Task to carry out:
Restate each line of the listing exactly, without carrying over any pictures.

Data excerpt:
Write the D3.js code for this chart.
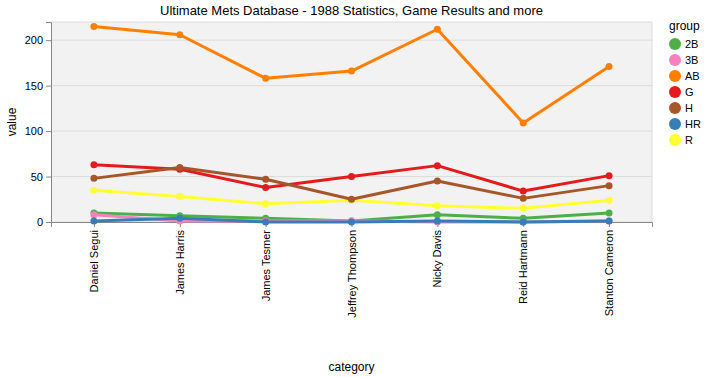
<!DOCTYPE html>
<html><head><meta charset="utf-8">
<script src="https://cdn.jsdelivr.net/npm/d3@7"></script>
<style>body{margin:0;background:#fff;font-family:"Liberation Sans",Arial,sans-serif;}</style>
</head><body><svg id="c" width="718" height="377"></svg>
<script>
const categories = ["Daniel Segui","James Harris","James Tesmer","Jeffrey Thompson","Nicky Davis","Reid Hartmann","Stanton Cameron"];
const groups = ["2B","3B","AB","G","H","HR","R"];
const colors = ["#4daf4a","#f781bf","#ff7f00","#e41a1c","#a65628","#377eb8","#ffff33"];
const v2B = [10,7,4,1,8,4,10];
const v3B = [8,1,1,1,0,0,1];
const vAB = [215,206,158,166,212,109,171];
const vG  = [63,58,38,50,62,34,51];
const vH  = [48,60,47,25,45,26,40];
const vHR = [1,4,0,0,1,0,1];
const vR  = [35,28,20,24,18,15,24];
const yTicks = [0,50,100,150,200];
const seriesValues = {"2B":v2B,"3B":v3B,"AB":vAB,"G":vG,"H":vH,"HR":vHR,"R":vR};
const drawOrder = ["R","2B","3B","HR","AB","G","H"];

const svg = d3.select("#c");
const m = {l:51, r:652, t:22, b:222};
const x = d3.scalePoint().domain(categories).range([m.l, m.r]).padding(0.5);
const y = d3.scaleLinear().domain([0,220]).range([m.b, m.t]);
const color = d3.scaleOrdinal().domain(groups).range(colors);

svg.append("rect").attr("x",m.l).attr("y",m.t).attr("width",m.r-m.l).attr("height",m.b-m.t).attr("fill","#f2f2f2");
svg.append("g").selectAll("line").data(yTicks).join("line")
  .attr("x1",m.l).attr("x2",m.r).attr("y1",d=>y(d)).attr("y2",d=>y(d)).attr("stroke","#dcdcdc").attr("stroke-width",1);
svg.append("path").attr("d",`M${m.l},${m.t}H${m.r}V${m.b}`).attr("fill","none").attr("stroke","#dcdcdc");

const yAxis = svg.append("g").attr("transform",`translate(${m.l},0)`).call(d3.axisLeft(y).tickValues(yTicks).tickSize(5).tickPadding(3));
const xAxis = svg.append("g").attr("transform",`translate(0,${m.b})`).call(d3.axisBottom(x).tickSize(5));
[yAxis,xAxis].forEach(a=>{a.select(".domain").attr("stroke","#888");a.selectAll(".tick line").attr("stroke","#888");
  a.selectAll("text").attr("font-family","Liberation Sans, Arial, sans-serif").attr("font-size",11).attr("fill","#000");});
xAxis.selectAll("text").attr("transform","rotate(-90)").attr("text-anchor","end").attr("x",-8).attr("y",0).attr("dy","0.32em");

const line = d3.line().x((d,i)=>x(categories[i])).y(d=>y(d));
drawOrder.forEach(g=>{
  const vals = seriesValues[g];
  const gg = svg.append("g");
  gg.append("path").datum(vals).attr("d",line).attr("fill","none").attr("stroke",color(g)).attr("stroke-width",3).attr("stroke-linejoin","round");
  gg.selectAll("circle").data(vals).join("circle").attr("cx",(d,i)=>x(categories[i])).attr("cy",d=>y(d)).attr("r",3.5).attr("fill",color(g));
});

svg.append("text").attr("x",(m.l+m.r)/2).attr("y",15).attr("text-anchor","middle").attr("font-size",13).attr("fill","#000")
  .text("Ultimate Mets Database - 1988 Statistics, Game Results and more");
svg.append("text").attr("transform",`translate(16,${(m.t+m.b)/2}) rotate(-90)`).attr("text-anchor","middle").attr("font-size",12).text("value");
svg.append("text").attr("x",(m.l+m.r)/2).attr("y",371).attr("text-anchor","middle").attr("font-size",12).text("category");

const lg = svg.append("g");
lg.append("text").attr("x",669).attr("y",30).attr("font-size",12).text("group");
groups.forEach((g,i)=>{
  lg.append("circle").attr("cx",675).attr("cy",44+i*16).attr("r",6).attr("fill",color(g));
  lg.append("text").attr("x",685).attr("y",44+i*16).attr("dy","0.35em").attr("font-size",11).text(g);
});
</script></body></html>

Correct output:
Write the D3.js code for this chart.
<!DOCTYPE html>
<html><head><meta charset="utf-8">
<script src="https://cdn.jsdelivr.net/npm/d3@7"></script>
<style>body{margin:0;background:#fff;font-family:"Liberation Sans",Arial,sans-serif;}</style>
</head><body><svg id="c" width="718" height="377"></svg>
<script>
const categories = ["Daniel Segui","James Harris","James Tesmer","Jeffrey Thompson","Nicky Davis","Reid Hartmann","Stanton Cameron"];
const groups = ["2B","3B","AB","G","H","HR","R"];
const colors = ["#4daf4a","#f781bf","#ff7f00","#e41a1c","#a65628","#377eb8","#ffff33"];
const v2B = [10,7,4,1,8,4,10];
const v3B = [8,1,1,1,0,0,1];
const vAB = [215,206,158,166,212,109,171];
const vG  = [63,58,38,50,62,34,51];
const vH  = [48,60,47,25,45,26,40];
const vHR = [1,4,0,0,1,0,1];
const vR  = [35,28,20,24,18,15,24];
const yTicks = [0,50,100,150,200];
const seriesValues = {"2B":v2B,"3B":v3B,"AB":vAB,"G":vG,"H":vH,"HR":vHR,"R":vR};
const drawOrder = ["R","2B","3B","HR","AB","G","H"];

const svg = d3.select("#c");
const m = {l:51, r:652, t:22, b:222};
const x = d3.scalePoint().domain(categories).range([m.l, m.r]).padding(0.5);
const y = d3.scaleLinear().domain([0,220]).range([m.b, m.t]);
const color = d3.scaleOrdinal().domain(groups).range(colors);

svg.append("rect").attr("x",m.l).attr("y",m.t).attr("width",m.r-m.l).attr("height",m.b-m.t).attr("fill","#f2f2f2");
svg.append("g").selectAll("line").data(yTicks).join("line")
  .attr("x1",m.l).attr("x2",m.r).attr("y1",d=>y(d)).attr("y2",d=>y(d)).attr("stroke","#dcdcdc").attr("stroke-width",1);
svg.append("path").attr("d",`M${m.l},${m.t}H${m.r}V${m.b}`).attr("fill","none").attr("stroke","#dcdcdc");

const yAxis = svg.append("g").attr("transform",`translate(${m.l},0)`).call(d3.axisLeft(y).tickValues(yTicks).tickSize(5).tickPadding(3));
const xAxis = svg.append("g").attr("transform",`translate(0,${m.b})`).call(d3.axisBottom(x).tickSize(5));
[yAxis,xAxis].forEach(a=>{a.select(".domain").attr("stroke","#888");a.selectAll(".tick line").attr("stroke","#888");
  a.selectAll("text").attr("font-family","Liberation Sans, Arial, sans-serif").attr("font-size",11).attr("fill","#000");});
xAxis.selectAll("text").attr("transform","rotate(-90)").attr("text-anchor","end").attr("x",-8).attr("y",0).attr("dy","0.32em");

const line = d3.line().x((d,i)=>x(categories[i])).y(d=>y(d));
drawOrder.forEach(g=>{
  const vals = seriesValues[g];
  const gg = svg.append("g");
  gg.append("path").datum(vals).attr("d",line).attr("fill","none").attr("stroke",color(g)).attr("stroke-width",3).attr("stroke-linejoin","round");
  gg.selectAll("circle").data(vals).join("circle").attr("cx",(d,i)=>x(categories[i])).attr("cy",d=>y(d)).attr("r",3.5).attr("fill",color(g));
});

svg.append("text").attr("x",(m.l+m.r)/2).attr("y",15).attr("text-anchor","middle").attr("font-size",13).attr("fill","#000")
  .text("Ultimate Mets Database - 1988 Statistics, Game Results and more");
svg.append("text").attr("transform",`translate(16,${(m.t+m.b)/2}) rotate(-90)`).attr("text-anchor","middle").attr("font-size",12).text("value");
svg.append("text").attr("x",(m.l+m.r)/2).attr("y",371).attr("text-anchor","middle").attr("font-size",12).text("category");

const lg = svg.append("g");
lg.append("text").attr("x",669).attr("y",30).attr("font-size",12).text("group");
groups.forEach((g,i)=>{
  lg.append("circle").attr("cx",675).attr("cy",44+i*16).attr("r",6).attr("fill",color(g));
  lg.append("text").attr("x",685).attr("y",44+i*16).attr("dy","0.35em").attr("font-size",11).text(g);
});
</script></body></html>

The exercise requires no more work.